At last Bertha finished by draping clean towels around the site. Thomas wheeled the chair until he was snug against the patient. He scrutinized the wound. “All right,” he said at last. “The best little bistoury we have.”
Bertha started to reach, and he held up a hand. “You need to wash your hands again, Miss Auerbach. Let me.” She offered the small pan, and he selected the bistoury that appeared new and winked a reflection at him. “We’re just going to see what we have,” he murmured. By the time he stopped his first stroke, the incision was nearly a dozen inches long, running along the ridge of swelling above the imbedded wood. For an instant no blood appeared, as if he’d merely scratched the skin with the back of the blade. But then blood welled up along the incision.

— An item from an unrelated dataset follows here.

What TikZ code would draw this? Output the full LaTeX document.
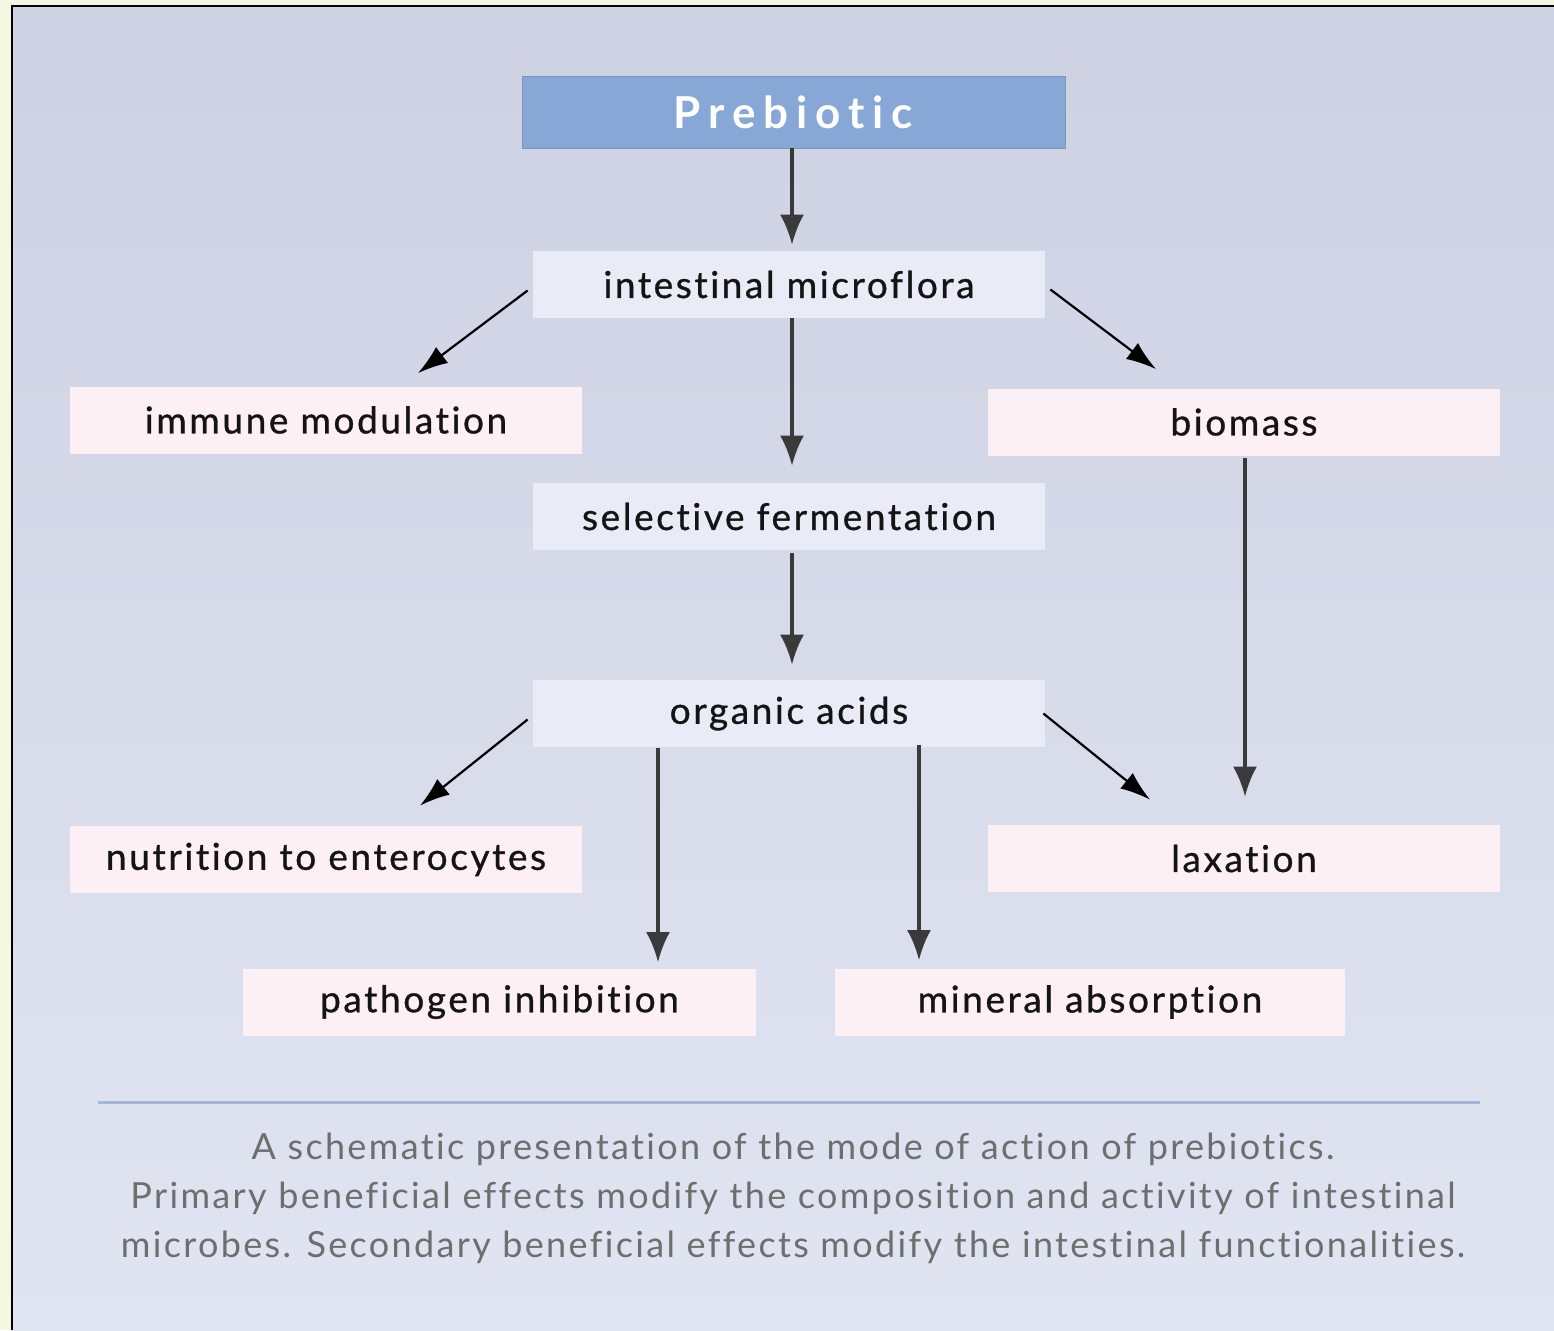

“We’re after the very tip,” Thomas whispered, and as he manipulated the small, sterile gauze pads from the brass sterilization box, he cursed his clumsy left hand. “You see what I’m doing?” he said, a little louder as Bertha returned to his side.
“Yes,” she replied.
“Then follow along with me. This damn thumb…”
In a moment, as he cut delicately into the muscle, spreading aside the upper layers, the enormous splinter was laid bare, ragged and foul from its years in and out of the tide. Before he asked for it, a hemostat appeared, and he clamped a large torn vein.

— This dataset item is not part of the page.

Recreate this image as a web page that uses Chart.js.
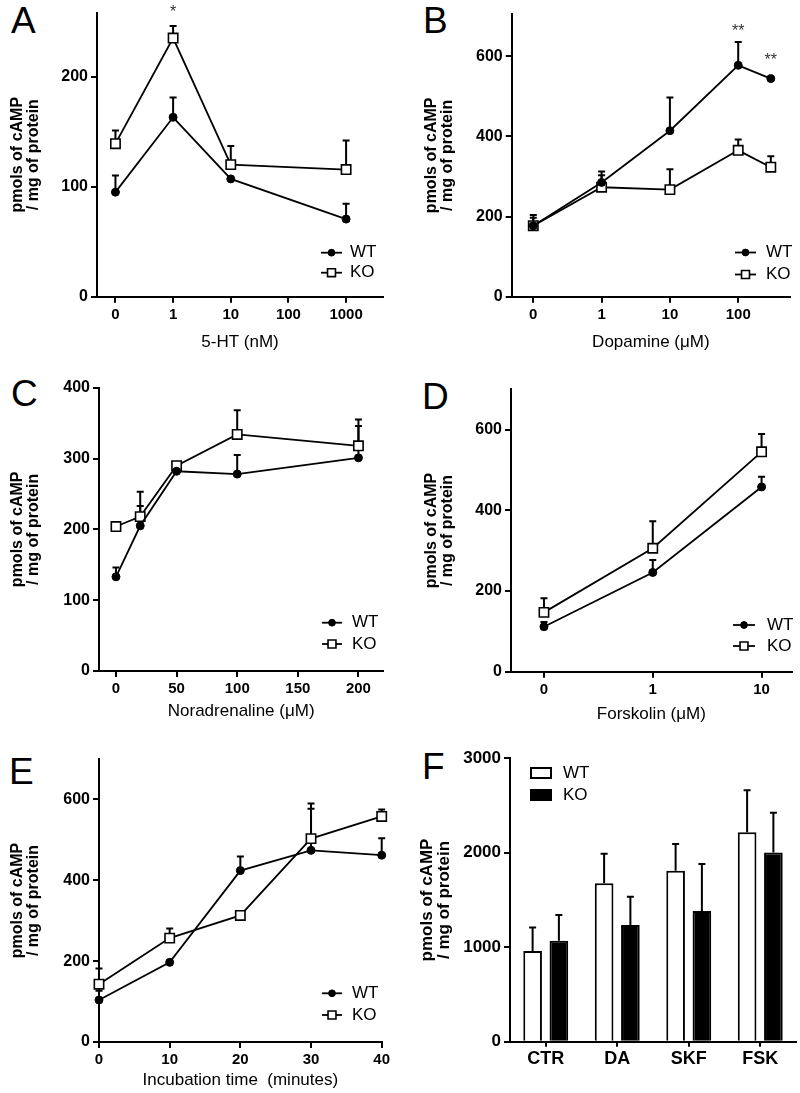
<!DOCTYPE html>
<html><head><meta charset="utf-8">
<script src="https://cdn.jsdelivr.net/npm/chart.js@4.4.1/dist/chart.umd.min.js"></script>
<style>
body{margin:0;background:#fff;width:800px;height:1093px;position:relative;overflow:hidden;font-family:'Liberation Sans',Arial,sans-serif}
canvas{position:absolute}
.lt{position:absolute;font-size:37px;line-height:1;color:#000}
</style></head>
<body>
<div class="lt" style="left:11px;top:2px">A</div>
<div class="lt" style="left:423px;top:2px">B</div>
<div class="lt" style="left:11px;top:375px">C</div>
<div class="lt" style="left:422px;top:378px">D</div>
<div class="lt" style="left:9px;top:753px">E</div>
<div class="lt" style="left:422px;top:748px">F</div>
<canvas id="cA" width="400" height="360" style="left:0;top:0"></canvas>
<canvas id="cB" width="400" height="360" style="left:400px;top:0"></canvas>
<canvas id="cC" width="400" height="370" style="left:0;top:360px"></canvas>
<canvas id="cD" width="400" height="370" style="left:400px;top:360px"></canvas>
<canvas id="cE" width="400" height="363" style="left:0;top:730px"></canvas>
<canvas id="cF" width="400" height="363" style="left:400px;top:730px"></canvas>
<script>
// ---- data ----
// A: 5-HT (nM)
const TICKS_A = ['0','1','10','100','1000'];
const DOSE_A = [0,1,10,1000];
const WT_A = [95,163,107,70.5], WT_A_ERR = [15,18,0,14];
const KO_A = [139,235,120,115.5], KO_A_ERR = [12,11,17,26.5];
// B: dopamine (uM)
const TICKS_B = ['0','1','10','100'];
const DOSE_B = [0,1,10,100,300];
const WT_B = [177,285,414,577,544], WT_B_ERR = [27,27,83,58,0];
const KO_B = [177,273,267,365,323], KO_B_ERR = [20,30,51,27,27];
// C: noradrenaline (uM)
const DOSE_C = [0,20,50,100,200];
const WT_C = [133,205,282,278,301], WT_C_ERR = [13,28,0,27,45];
const KO_C = [204,218,290,334,318], KO_C_ERR = [0,35,0,34,37];
// D: forskolin (uM)
const TICKS_D = ['0','1','10'];
const DOSE_D = [0,1,10];
const WT_D = [111.5,246,458], WT_D_ERR = [12,31,25];
const KO_D = [147,306,545], KO_D_ERR = [35,67,44];
// E: incubation time (min)
const TIME_E = [0,10,20,30,40];
const WT_E = [104,197,424,474,462], WT_E_ERR = [23,0,35,103,42];
const KO_E = [143,257,313,503,558], KO_E_ERR = [39,24,0,87,17];
// F: bars
const CATS_F = ['CTR','DA','SKF','FSK'];
const WT_F = [960,1676,1810,2216], WT_F_ERR = [250,314,282,447];
const KO_F = [1069,1235,1383,2004], KO_F_ERR = [272,299,497,419];

const FONT = "'Liberation Sans', Arial, sans-serif";
Chart.defaults.font.family = FONT;
Chart.defaults.color = '#000';
Chart.defaults.animation = false;

// log-spaced position, 0 one decade below 1
const lpos = d => d===0 ? 0 : Math.log10(d)+1;

// ---- plugins ----
const errBars = {
  id:'errBars',
  beforeDatasetsDraw(chart){
    const ctx=chart.ctx, ys=chart.scales.y;
    ctx.save(); ctx.strokeStyle='#000'; ctx.lineWidth=2;
    chart.data.datasets.forEach((ds,i)=>{
      if(!ds.err) return;
      const meta=chart.getDatasetMeta(i);
      meta.data.forEach((el,j)=>{
        const e=ds.err[j]; if(!e) return;
        const d=ds.data[j], v=typeof d==='object'?d.y:d;
        const y1=ys.getPixelForValue(v+e), cap=ds.cap||3.5;
        ctx.beginPath();
        ctx.moveTo(el.x,el.y); ctx.lineTo(el.x,y1);
        ctx.moveTo(el.x-cap,y1); ctx.lineTo(el.x+cap,y1);
        ctx.stroke();
      });
    });
    ctx.restore();
  }
};
const keyPlug = {
  id:'key',
  afterDraw(chart,args,o){
    if(o.x==null) return;
    const ctx=chart.ctx;
    ctx.save();
    ctx.font='17px '+FONT; ctx.textBaseline='middle'; ctx.fillStyle='#000';
    chart.data.datasets.forEach((ds,i)=>{
      const y=o.y+i*o.gap;
      if(o.box){
        ctx.fillStyle=ds.backgroundColor; ctx.strokeStyle='#000'; ctx.lineWidth=2;
        ctx.fillRect(o.x,y-6,22,12); ctx.strokeRect(o.x+1,y-5,20,10);
      }else{
        ctx.strokeStyle='#000'; ctx.lineWidth=ds.borderWidth;
        ctx.beginPath(); ctx.moveTo(o.x,y); ctx.lineTo(o.x+o.len,y); ctx.stroke();
        ctx.fillStyle=ds.pointBackgroundColor; ctx.strokeStyle=ds.pointBorderColor; ctx.lineWidth=ds.pointBorderWidth;
        Chart.helpers.drawPoint(ctx,{pointStyle:ds.pointStyle,radius:ds.pointRadius*0.85,rotation:0,borderWidth:ds.pointBorderWidth},o.x+o.len/2,y);
      }
      ctx.fillStyle='#000';
      ctx.fillText(ds.label,o.tx,y);
    });
    ctx.restore();
  }
};
const starPlug = {
  id:'stars',
  afterDraw(chart,args,o){
    if(!o.list) return;
    const ctx=chart.ctx;
    ctx.save(); ctx.font='16px '+FONT; ctx.fillStyle='#333'; ctx.textAlign='center'; ctx.textBaseline='middle';
    o.list.forEach(s=>ctx.fillText(s.t,chart.scales.x.getPixelForValue(s.x),chart.scales.y.getPixelForValue(s.y)+4));
    ctx.restore();
  }
};
Chart.register(errBars,keyPlug,starPlug);

function wt(xs,ys,err){
  return {label:'WT',data:xs.map((x,i)=>({x:x,y:ys[i]})),err:err,borderColor:'#000',borderWidth:1.8,clip:false,
    pointStyle:'circle',pointRadius:4,pointBackgroundColor:'#000',pointBorderColor:'#000',pointBorderWidth:1};
}
function ko(xs,ys,err){
  return {label:'KO',data:xs.map((x,i)=>({x:x,y:ys[i]})),err:err,borderColor:'#000',borderWidth:1.8,clip:false,
    pointStyle:'rect',pointRadius:6.6,pointBackgroundColor:'#fff',pointBorderColor:'#000',pointBorderWidth:1.6};
}
const axisGrid = {display:true,drawOnChartArea:false,drawTicks:true,tickLength:6,color:'#000',lineWidth:2};
const axisBorder = {display:true,color:'#000',width:2};
const yTitle = (pad,size) => ({display:true,text:['pmols of cAMP','/ mg of protein'],
  font:{size:size||16,weight:'bold',lineHeight:1},padding:{top:pad,bottom:0}});

function panel(id,area,x,y,extra){
  const cv=document.getElementById(id), W=cv.width, H=cv.height;
  x.afterFit = s=>{s.height=H-area.B;};
  y.afterFit = s=>{s.width=area.L;};
  const cfg = {
    type:extra.type||'line',
    data:{labels:extra.labels,datasets:extra.datasets},
    options:{responsive:false,animation:false,
      layout:{padding:{left:0,top:area.T,right:W-area.R,bottom:0}},
      plugins:{legend:{display:false},tooltip:{enabled:false},key:extra.key,stars:extra.stars||{}},
      scales:{x:x,y:y}}
  };
  return new Chart(cv,cfg);
}
function xlog(ticks,min,max,title,pad){
  return {type:'linear',min:min,max:max,grid:axisGrid,border:axisBorder,
    afterBuildTicks:s=>{s.ticks=ticks.map((t,i)=>({value:i}));},
    ticks:{callback:(v,i)=>ticks[i],font:{size:15,weight:'bold'},padding:3,maxRotation:0},
    title:{display:true,text:title,font:{size:17},padding:{top:0,bottom:pad}}};
}
function xlin(vals,min,max,title,pad){
  return {type:'linear',min:min,max:max,grid:axisGrid,border:axisBorder,
    afterBuildTicks:s=>{s.ticks=vals.map(v=>({value:v}));},
    ticks:{callback:v=>String(v),font:{size:15,weight:'bold'},padding:3,maxRotation:0},
    title:{display:true,text:title,font:{size:17},padding:{top:0,bottom:pad}}};
}
function ylin(max,vals,tpad,fs){
  return {type:'linear',min:0,max:max,grid:axisGrid,border:axisBorder,
    afterBuildTicks:s=>{s.ticks=vals.map(v=>({value:v}));},
    ticks:{callback:v=>String(v),font:{size:fs||16,weight:'bold'},padding:3},
    title:yTitle(tpad,fs)};
}

// A
panel('cA',{L:97,R:383,T:12.7,B:296.7},
  xlog(TICKS_A,-0.32,4.64,'5-HT (nM)',7.8),
  ylin(258,[0,100,200],10),
  {datasets:[wt(DOSE_A.map(lpos),WT_A,WT_A_ERR),ko(DOSE_A.map(lpos),KO_A,KO_A_ERR)],
   key:{x:321,y:252.7,gap:20,len:21,tx:350},
   stars:{list:[{x:lpos(1),y:262,t:'*'}]}});
// B
panel('cB',{L:111.7,R:390,T:14,B:296.7},
  xlog(TICKS_B,-0.316,3.758,'Dopamine (\u03bcM)',7.8),
  ylin(705,[0,200,400,600],24),
  {datasets:[wt(DOSE_B.map(lpos),WT_B,WT_B_ERR),ko(DOSE_B.map(lpos),KO_B,KO_B_ERR)],
   key:{x:335,y:252.5,gap:22,len:21,tx:366},
   stars:{list:[{x:lpos(100),y:670,t:'**'},{x:lpos(300),y:598,t:'**'}]}});
// C
panel('cC',{L:99,R:383.3,T:27.7,B:311},
  xlin([0,50,100,150,200],-14,220.5,'Noradrenaline (\u03bcM)',8.8),
  ylin(400,[0,100,200,300,400],10),
  {datasets:[wt(DOSE_C,WT_C,WT_C_ERR),ko(DOSE_C,KO_C,KO_C_ERR)],
   key:{x:322,y:262.7,gap:21.3,len:20,tx:352}});
// D
panel('cD',{L:111,R:391.7,T:29.3,B:311.7},
  xlog(TICKS_D,-0.303,2.277,'Forskolin (\u03bcM)',5.8),
  ylin(700,[0,200,400,600],24),
  {datasets:[wt(DOSE_D.map(lpos),WT_D,WT_D_ERR),ko(DOSE_D.map(lpos),KO_D,KO_D_ERR)],
   key:{x:333,y:265,gap:21,len:22,tx:367}});
// E
panel('cE',{L:99,R:381.7,T:29,B:312},
  xlin([0,10,20,30,40],0,40,'Incubation time  (minutes)',2.8),
  ylin(700,[0,200,400,600],10),
  {datasets:[wt(TIME_E,WT_E,WT_E_ERR),ko(TIME_E,KO_E,KO_E_ERR)],
   key:{x:322,y:263.3,gap:21.7,len:20,tx:352}});
// F
panel('cF',{L:110,R:396,T:28.3,B:311.7},
  {type:'category',offset:true,grid:Object.assign({},axisGrid,{offset:false,tickLength:5}),border:axisBorder,
   ticks:{font:{size:18,weight:'bold'},padding:2}},
  ylin(3000,[0,1000,2000,3000],19,17),
  {type:'bar',labels:CATS_F,
   datasets:[
    {label:'WT',data:WT_F,err:WT_F_ERR,cap:3.5,backgroundColor:'#fff',borderColor:'#000',borderWidth:2,
     categoryPercentage:0.735,barPercentage:0.71},
    {label:'KO',data:KO_F,err:KO_F_ERR,cap:3.5,backgroundColor:'#000',borderColor:'#000',borderWidth:2,
     categoryPercentage:0.735,barPercentage:0.71}],
   key:{x:130,y:43,gap:22,box:true,tx:163}});
</script>
</body></html>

“Now the largest forceps we have,” he said. Holding his breath, he retracted as much tissue as he could as she lifted out the splinter. He looked at the wooden dagger for a moment, amazed at its heft. “Let’s irrigate this with sublimate and then beta-naphthyl.”

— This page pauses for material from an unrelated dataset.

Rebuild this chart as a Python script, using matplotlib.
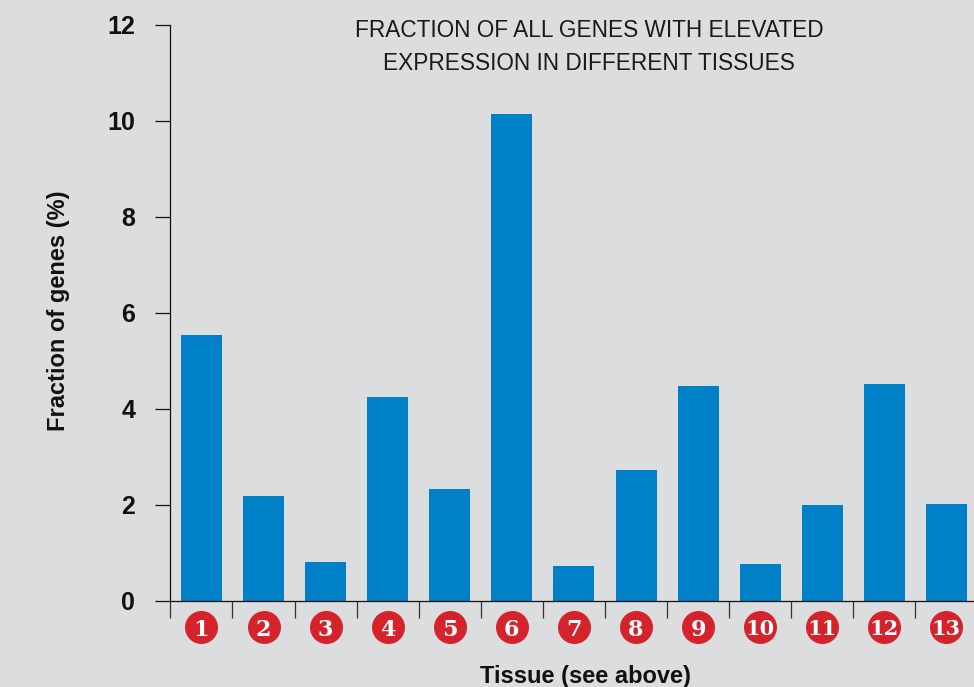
import matplotlib
matplotlib.use("Agg")
import matplotlib.pyplot as plt
from matplotlib.transforms import blended_transform_factory

tissues = list(range(1, 14))
fractions = [5.55, 2.19, 0.82, 4.26, 2.34, 10.14, 0.72, 2.72, 4.47, 0.78, 2.01, 4.53, 2.03]
yticks = [0, 2, 4, 6, 8, 10, 12]
title = "FRACTION OF ALL GENES WITH ELEVATED\nEXPRESSION IN DIFFERENT TISSUES"
xlabel = "Tissue (see above)"
ylabel = "Fraction of genes (%)"

BG = "#dcdddf"
W, H = 974, 687
px = 72 / 100
fig = plt.figure(figsize=(W / 100, H / 100), dpi=100, facecolor=BG)
ax = fig.add_axes([170 / W, 1 - 601 / H, 1 - 170 / W, (601 - 25) / H], facecolor=BG)

ax.bar(tissues, fractions, width=41 / 62.08, color="#0080c6", linewidth=0, zorder=2)
x0 = 0.5 - 0.4 / 62.08
ax.set_xlim(x0, x0 + (W - 170) / 62.08)
ax.set_ylim(0, 12)

for s in ("top", "right"):
    ax.spines[s].set_visible(False)
for s in ("left", "bottom"):
    ax.spines[s].set_linewidth(0.9)
    ax.spines[s].set_color("#111111")

ax.set_yticks(yticks)
ax.set_yticklabels([str(v) for v in yticks], fontsize=18, family="Liberation Sans",
                   fontweight="bold", color="#111111")
ax.tick_params(axis="y", length=15 * px, width=0.9, color="#111111", pad=20 * px)
ax.set_xticks([t - 0.5 for t in tissues])
ax.set_xticklabels([])
ax.tick_params(axis="x", length=17 * px, width=0.9, color="#333333")

tr = blended_transform_factory(ax.transData, ax.transAxes)
yc = -(627 - 601) / (601 - 25)
for t in tissues:
    ax.plot([t], [yc], "o", ms=33 * px, mfc="#d4232b", mec="none", transform=tr, clip_on=False, zorder=3)
    ax.text(t, yc, str(t), transform=tr, ha="center", va="center_baseline", color="white",
            fontsize=16 if t < 10 else 15, family="DejaVu Serif", fontweight="bold", zorder=4)

fig.text(589 / W, 1 - 47 / H, title, ha="center", va="center", fontsize=16.3,
         family="Liberation Sans", color="#1a1a1a", linespacing=1.52)
fig.text(585.5 / W, 1 - 677 / H, xlabel, ha="center", va="center", fontsize=17,
         family="Liberation Sans", fontweight="bold", color="#111111")
fig.text(58.5 / W, 1 - 311 / H, ylabel, ha="center", va="center", rotation=90, fontsize=17,
         family="Liberation Sans", fontweight="bold", color="#111111")

fig.savefig("out.png", dpi=100, facecolor=BG)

For the better part of half an hour, Thomas worked, until satisfied that the wound was clean down to the very depths reached by the splinter’s ragged point and beyond. He sat back with a loud sigh, hip, ribs, and skull pounding.
“Nicely done,” Haines s
aid.
“We’re lucky,” Thomas said. “We have silk?”
“Indeed, Doctor,” Bertha said. Again she presented the brass box, and he selected a long coil of black silk that she threaded for him. Haines remained at Doyle’s head, minding the effects of the ether, although he had removed the pad for several minutes. Haines did not offer to assist in any other way, but Thomas knew he was being observed—and with a flush of pride now welcomed the opportunity. While many of his classmates had struggled with the intricacies of sutures, especially the finest ones of slip catgut deep in the viscera, Thomas had discovered that his fingers seemed to have minds of their own, judging the tension of the silk against tissue, the roll of the knot under the pad of the finger.
Now, with underlying layers of muscle sutured with gut, he used a neat, continued suture with the silk, applying only enough tension to bring the lips of the wound together. He kept the stitches as close as he would for a facial wound where appearance would matter—here just a matter of pride that this incision would heal to a mere white line down Jimmy Doyle’s thigh.
In due course, he reached for one of the cotton sponges soaked in carbolic acid. With gentle strokes away from the incision, he cleaned the wound once more.
“I think that gets it,” he said at last. “Now we have but the challenge of moving Mr. Doyle to the ward,” he said. “May we request some assistance from Alvina and Dr. Riggs for that?”
“You’re going to use the ward?” Haines asked. He tossed the ether soaked towels into the small wicker basket below the water cart. “In a few moments, he’ll be alert and free to go.”
“A day of rest would be better,” Thomas said. “I don’t want to create a drug addict, but a few hours of quiet rest would be efficacious.”
“Efficacious,” Haines repeated, as if he was impressed with the word.
“I need to make it clear to Mr. Doyle that cleanliness and rest will assist greatly in the success of this surgery,” Thomas added. “He needs to be clearheaded for that.”